Trabzon Şehit Aileleri Derneği Başkanı İsmail Karaca, bedelli askerlik kanununun çıkmasının ardından, "Bu uygulama asker kaçakları ve zenginlere parayla tezkere vermek anlamına gelmiştir. Bu yasa en çok maddi durumu iyi olmayan evlatlarımızın ve şehit ailelerinin içini yakmıştır. Amaç milletimizi askerlikten soğutmak mı, yoksa ekonomik bir sıkıntı mı var? Her Türk asker doğar sözü yerini artık her fakir Türk asker doğar almıştır. Şimdi peygamber ocağı olan asker ocağında şehit düşen askerlerimizin kemikleri sızlıyordur. Evlatlarını vatana şehit veren ailelerin yürekleri ise kanıyor" demişti.
BEDELLİ YAPTIM
Bu açıklamasının ardından Karaca'nın da 1999 yılında çıkan bedelli askerlikten 15 bin mark (dönemin 4 bin 500 lirası) ödeyerek yararlandığı ortaya çıktı. Başkan Karaca, "Benim kardeşim 1998 yılında Güneydoğu'da vatani görevini yaptığı sırada kaybolmuştu. Zaten böyle konularda şehit yakınları askerlikten muaf tutuluyordu.

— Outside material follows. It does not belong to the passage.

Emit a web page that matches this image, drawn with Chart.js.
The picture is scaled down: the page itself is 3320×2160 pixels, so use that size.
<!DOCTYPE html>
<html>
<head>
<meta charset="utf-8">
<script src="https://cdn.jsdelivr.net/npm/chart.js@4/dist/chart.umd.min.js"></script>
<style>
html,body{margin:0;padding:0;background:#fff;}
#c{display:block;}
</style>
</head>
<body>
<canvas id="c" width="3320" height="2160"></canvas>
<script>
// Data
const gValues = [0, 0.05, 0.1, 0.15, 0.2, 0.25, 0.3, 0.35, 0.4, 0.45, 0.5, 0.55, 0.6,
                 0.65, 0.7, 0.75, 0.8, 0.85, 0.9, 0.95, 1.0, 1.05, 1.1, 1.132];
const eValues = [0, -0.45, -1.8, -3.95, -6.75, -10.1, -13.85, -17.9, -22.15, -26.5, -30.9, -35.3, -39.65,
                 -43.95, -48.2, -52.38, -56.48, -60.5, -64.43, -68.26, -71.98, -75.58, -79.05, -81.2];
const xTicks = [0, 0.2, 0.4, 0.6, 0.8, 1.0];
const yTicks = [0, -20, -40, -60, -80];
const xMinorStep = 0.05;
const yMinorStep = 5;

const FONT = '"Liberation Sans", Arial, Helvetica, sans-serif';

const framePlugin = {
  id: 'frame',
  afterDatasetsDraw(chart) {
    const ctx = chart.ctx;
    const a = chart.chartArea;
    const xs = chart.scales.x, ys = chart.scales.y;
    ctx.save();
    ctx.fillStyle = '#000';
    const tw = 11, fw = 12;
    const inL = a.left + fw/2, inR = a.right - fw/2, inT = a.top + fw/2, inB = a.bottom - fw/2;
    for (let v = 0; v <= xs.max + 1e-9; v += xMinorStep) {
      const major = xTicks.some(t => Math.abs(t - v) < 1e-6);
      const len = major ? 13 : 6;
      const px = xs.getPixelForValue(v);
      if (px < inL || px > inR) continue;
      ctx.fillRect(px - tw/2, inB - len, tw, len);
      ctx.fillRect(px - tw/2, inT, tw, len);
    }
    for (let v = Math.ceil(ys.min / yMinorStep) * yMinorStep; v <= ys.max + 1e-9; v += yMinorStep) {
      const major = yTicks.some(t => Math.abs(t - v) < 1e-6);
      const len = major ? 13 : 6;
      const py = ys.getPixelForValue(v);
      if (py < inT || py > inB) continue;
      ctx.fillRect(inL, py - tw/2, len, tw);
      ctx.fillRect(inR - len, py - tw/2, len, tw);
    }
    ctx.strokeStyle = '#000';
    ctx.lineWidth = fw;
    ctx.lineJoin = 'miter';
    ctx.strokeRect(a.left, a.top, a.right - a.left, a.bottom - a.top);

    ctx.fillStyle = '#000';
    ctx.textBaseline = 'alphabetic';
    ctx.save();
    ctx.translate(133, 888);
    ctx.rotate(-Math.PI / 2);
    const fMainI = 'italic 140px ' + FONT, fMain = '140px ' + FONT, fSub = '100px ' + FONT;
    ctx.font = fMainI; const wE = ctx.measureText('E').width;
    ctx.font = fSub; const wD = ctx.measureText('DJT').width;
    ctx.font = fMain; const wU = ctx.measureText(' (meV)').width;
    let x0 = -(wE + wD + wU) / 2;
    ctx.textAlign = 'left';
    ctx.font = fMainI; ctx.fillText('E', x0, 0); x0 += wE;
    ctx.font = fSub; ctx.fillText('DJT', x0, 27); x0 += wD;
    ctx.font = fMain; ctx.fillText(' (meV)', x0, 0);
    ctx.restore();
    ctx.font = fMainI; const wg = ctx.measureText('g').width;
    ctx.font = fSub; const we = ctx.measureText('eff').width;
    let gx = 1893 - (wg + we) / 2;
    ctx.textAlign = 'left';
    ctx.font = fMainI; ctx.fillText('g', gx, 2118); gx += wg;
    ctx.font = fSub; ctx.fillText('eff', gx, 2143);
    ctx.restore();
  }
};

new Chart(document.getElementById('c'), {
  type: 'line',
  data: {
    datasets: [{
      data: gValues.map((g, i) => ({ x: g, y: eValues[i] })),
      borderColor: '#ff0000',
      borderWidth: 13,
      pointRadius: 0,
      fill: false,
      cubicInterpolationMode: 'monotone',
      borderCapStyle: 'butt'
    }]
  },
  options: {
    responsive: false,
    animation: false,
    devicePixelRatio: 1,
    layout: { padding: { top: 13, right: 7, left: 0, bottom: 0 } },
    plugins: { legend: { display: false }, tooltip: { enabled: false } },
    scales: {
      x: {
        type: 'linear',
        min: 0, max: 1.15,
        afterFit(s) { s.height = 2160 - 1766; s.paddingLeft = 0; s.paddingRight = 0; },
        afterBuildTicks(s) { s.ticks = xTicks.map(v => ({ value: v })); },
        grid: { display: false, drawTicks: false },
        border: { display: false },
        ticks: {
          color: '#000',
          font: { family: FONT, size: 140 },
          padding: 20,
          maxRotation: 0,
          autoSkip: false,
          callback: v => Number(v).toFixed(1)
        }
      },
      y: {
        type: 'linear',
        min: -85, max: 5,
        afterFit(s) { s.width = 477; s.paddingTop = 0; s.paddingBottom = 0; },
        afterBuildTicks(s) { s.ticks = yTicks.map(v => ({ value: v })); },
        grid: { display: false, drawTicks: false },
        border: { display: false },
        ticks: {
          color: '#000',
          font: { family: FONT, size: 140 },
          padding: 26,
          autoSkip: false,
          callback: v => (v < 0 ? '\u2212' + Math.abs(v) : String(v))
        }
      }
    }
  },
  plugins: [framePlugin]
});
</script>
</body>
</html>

Fakat o dönemde kardeşimin şehit olup olamayacağı tartışmaları sürüyordu. Bu nedenle annemin psikolojisi bozulmuştu. Benim de askerlik çağım gelmişti. Onu yalnız bırakamazdım. O dönem çıkan bedelli askerlikten yararlanmak zorunda kaldım" diye kendini savundu.
DÜŞÜNCELERİM AYNI
Bedelli askerlik yaptığı dönemde kardeşinin henüz şehit unvanı almadığını belirten Karaca, "Yapılan araştırma soruşturma ve bürokratik işlemler uzun sürdü. Sonuçta kardeşim 2002 yılında şehit sayıldı. Onun şehit ünvanı almasından sonra, diğer kardeşim askerlikten muaf tutuldu. Benim bedelli askerlik işim o dönem bir zorunluluktu. Bu benim bedelli askerliği içime sindirmemi gerektirmez. Bu konudaki görüşlerim ve düşüncelerim farklı değil. Bedelli tasarısını kabul etmem mümkün değil" diye konuştu.